Quoi qu´il en soit, la classe politique s´accorde sur un point : ne pas perpétuer les erreurs de l´ancien président. « Sous ATT [Amadou Toumani Touré], il n´y avait pas d´opposition. Tout était consensus. On voit où cela nous a menés », déplore un candidat, pour qui « le pays a besoin d´une opposition, gage de démocratie ».
Pour redonner des couleurs à la vie publique, il faudra en outre la moraliser, et notamment s´attaquer à la corruption, qui gangrène tous les rouages du système, mettre fin aux trafics qui ont transformé au fil du temps le Nord en zone de non-droit, et redorer le blason de la justice.
4. La réforme de l´armée
Le nouveau président devra poursuivre ce chantier, lancé depuis plusieurs mois avec l´appui de l´Union européenne notamment. En lambeaux après ses défaites successives dans le Nord en 2012, la troupe a repris du poil de la bête depuis l´intervention de la France, en janvier dernier. Les hommes sont retournés au front, et des officiers ont fait leurs preuves. « Il n´empêche : nous devons revoir tout le système », convient un ancien ministre de la Défense.
Plus délicat encore, il faudra se débarrasser des anciens putschistes. En un an, l´ex-junte a placé ses hommes à tous les postes clés : ministères de la Défense, de l´Administration territoriale, de la Sécurité intérieure ; état-major ; services de renseignements… Si le pouvoir de nuisance de ces sous-officiers est moindre depuis quelques mois, il n´est pas annihilé. « Il faudra agir avec doigté, estime un diplomate. Savoir conserver ceux qui sont compétents et se débarrasser de ceux qui ne le sont pas. »
Reste le cas Sanogo, dont le soutien à IBK est un secret de polichinelle. Depuis février, le capitaine préside un « Comité militaire de suivi de la réforme des forces de la défense et de sécurité », dont les missions restent floues.
5. La présence étrangère
Le Mali devrait compter plus de 12 000 Casques bleus d´ici à la fin de l´année. Cette forte présence étrangère commence à se faire sentir, surtout depuis l´arrivée de la Mission multidimensionnelle intégrée des Nations unies pour la stabilisation du Mali (Minusma). À Bamako, certains hôtels ont été privatisés. Bientôt, les loyers augmenteront.

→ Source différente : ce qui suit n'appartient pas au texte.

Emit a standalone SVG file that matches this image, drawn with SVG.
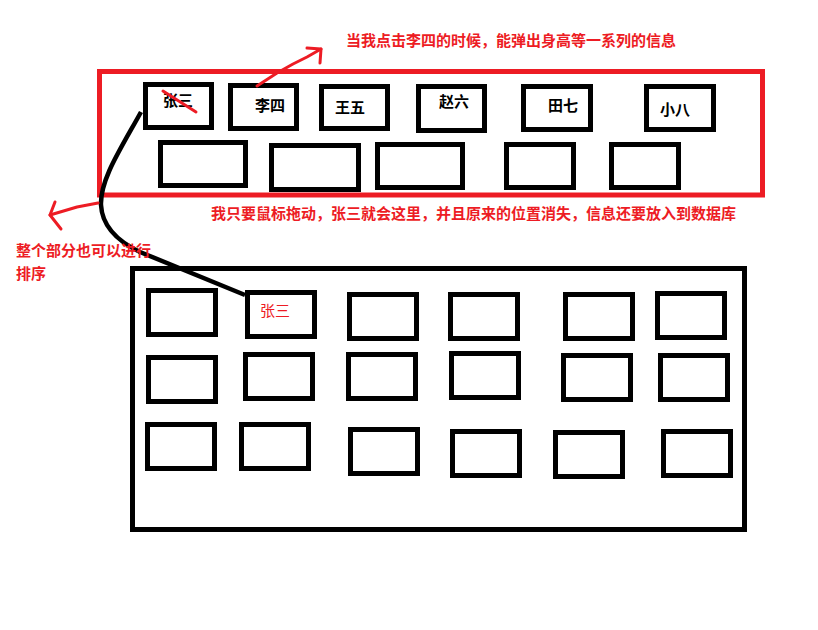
<svg xmlns="http://www.w3.org/2000/svg" width="818" height="630" viewBox="0 0 818 630">
<style>
.box{fill:none;stroke:#000;stroke-width:5}
.frame{fill:none;stroke:#000;stroke-width:5}
.rframe{fill:none;stroke:#ed1c24;stroke-width:5}
.lbl{font-family:"Noto Sans CJK SC","Microsoft YaHei",sans-serif;font-size:15px;font-weight:bold;fill:#000}
.rlbl{font-family:"Noto Sans CJK SC","Microsoft YaHei",sans-serif;font-size:15px;fill:#ed1c24}
.note{font-family:"Noto Sans CJK SC","Microsoft YaHei",sans-serif;font-size:15px;font-weight:bold;fill:#ed1c24}
.rline{fill:none;stroke:#ed1c24;stroke-width:3;stroke-linecap:round;stroke-linejoin:round}
</style>
<rect width="818" height="630" fill="#fff"/>
<g id="top-frame"><rect class="rframe" x="99.5" y="71.5" width="663" height="123.5"/></g>
<g id="bottom-frame"><rect class="frame" x="132.5" y="268.5" width="612" height="261"/></g>

<g id="n-zhangsan"><rect class="box" x="145.5" y="84.5" width="66" height="43"/><text class="lbl" x="163" y="106">张三</text></g>
<g id="n-lisi"><rect class="box" x="230.5" y="85.5" width="66" height="43"/><text class="lbl" x="255" y="111">李四</text></g>
<g id="n-wangwu"><rect class="box" x="321.5" y="86.5" width="66" height="42"/><text class="lbl" x="335" y="113">王五</text></g>
<g id="n-zhaoliu"><rect class="box" x="418.5" y="86.5" width="66" height="44"/><text class="lbl" x="439" y="107">赵六</text></g>
<g id="n-tianqi"><rect class="box" x="523.5" y="86.5" width="67" height="43"/><text class="lbl" x="548" y="111">田七</text></g>
<g id="n-xiaoba"><rect class="box" x="646.5" y="86.5" width="67" height="43"/><text class="lbl" x="660" y="115">小八</text></g>

<g id="t2-1"><rect class="box" x="160.5" y="142.5" width="85" height="43"/></g>
<g id="t2-2"><rect class="box" x="271.5" y="145.5" width="87" height="44"/></g>
<g id="t2-3"><rect class="box" x="377.5" y="144.5" width="85" height="43"/></g>
<g id="t2-4"><rect class="box" x="506.5" y="144.5" width="67" height="43"/></g>
<g id="t2-5"><rect class="box" x="611.5" y="144.5" width="67" height="43"/></g>

<g id="b1-1"><rect class="box" x="148.5" y="290.5" width="67" height="44"/></g>
<g id="b1-2"><rect class="box" x="247.5" y="292.5" width="67" height="44"/><text class="rlbl" x="260" y="316">张三</text></g>
<g id="b1-3"><rect class="box" x="349.5" y="294.5" width="67" height="44"/></g>
<g id="b1-4"><rect class="box" x="450.5" y="294.5" width="67" height="44"/></g>
<g id="b1-5"><rect class="box" x="565.5" y="294.5" width="67" height="44"/></g>
<g id="b1-6"><rect class="box" x="657.5" y="293.5" width="67" height="44"/></g>
<g id="b2-1"><rect class="box" x="148.5" y="357.5" width="67" height="44"/></g>
<g id="b2-2"><rect class="box" x="245.5" y="354.5" width="67" height="44"/></g>
<g id="b2-3"><rect class="box" x="348.5" y="354.5" width="67" height="44"/></g>
<g id="b2-4"><rect class="box" x="451.5" y="353.5" width="67" height="44"/></g>
<g id="b2-5"><rect class="box" x="563.5" y="355.5" width="67" height="44"/></g>
<g id="b2-6"><rect class="box" x="660.5" y="355.5" width="67" height="44"/></g>
<g id="b3-1"><rect class="box" x="147.5" y="424.5" width="67" height="44"/></g>
<g id="b3-2"><rect class="box" x="241.5" y="424.5" width="67" height="44"/></g>
<g id="b3-3"><rect class="box" x="350.5" y="429.5" width="67" height="44"/></g>
<g id="b3-4"><rect class="box" x="452.5" y="431.5" width="67" height="44"/></g>
<g id="b3-5"><rect class="box" x="555.5" y="432.5" width="67" height="44"/></g>
<g id="b3-6"><rect class="box" x="663.5" y="431.5" width="67" height="44"/></g>

<g id="connectors">
<path d="M141 112 C120 150 100 180 101 205 C102 225 115 240 140 252 L245 295" fill="none" stroke="#000" stroke-width="4.5"/>
<path class="rline" d="M163 91 L196 112"/>
<path class="rline" d="M257 86 L277 73 L293 64 L307 57 L321 49"/>
<path class="rline" d="M307 48 L321 49 L320 63"/>
<path class="rline" d="M98 203 L77 207 L50 215"/>
<path class="rline" d="M55 202 L50 215 L61 229"/>
</g>

<g id="notes">
<text class="note" x="346" y="45.5">当我点击李四的时候，能弹出身高等一系列的信息</text>
<text class="note" x="211" y="219">我只要鼠标拖动，张三就会这里，并且原来的位置消失，信息还要放入到数据库</text>
<text class="note" x="16" y="256">整个部分也可以进行</text>
<text class="note" x="16" y="279">排序</text>
</g>
</svg>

Tout cela pourrait réveiller le patriotisme chatouilleux des Maliens. Leur futur président devra veiller à ce que le Néerlandais Bert Koenders, représentant de l´ONU à Bamako, ne se comporte pas en vice-roi. C´est en partie afin d´éviter cela que la France a insisté pour que le scrutin se déroule au plus vite. « En continuant avec un gouvernement de transition, on prenait le risque de voir le représentant de l´ONU empiéter sur la souveraineté du Mali », explique-t-on à Paris.
Le nouvel élu devra enfin tenir tête aux bailleurs – qui ont promis 3,25 milliards d´euros d´aide mais n´entendent pas fermer les yeux sur l´utilisation de cette manne – et surtout à la France, qui devrait compter encore 1 000 soldats sur le terrain fin 2013 (contre 3 200 aujourd´hui), et qui a parfois tendance à se comporter en terrain conquis depuis qu´elle a évité le pire au Mali.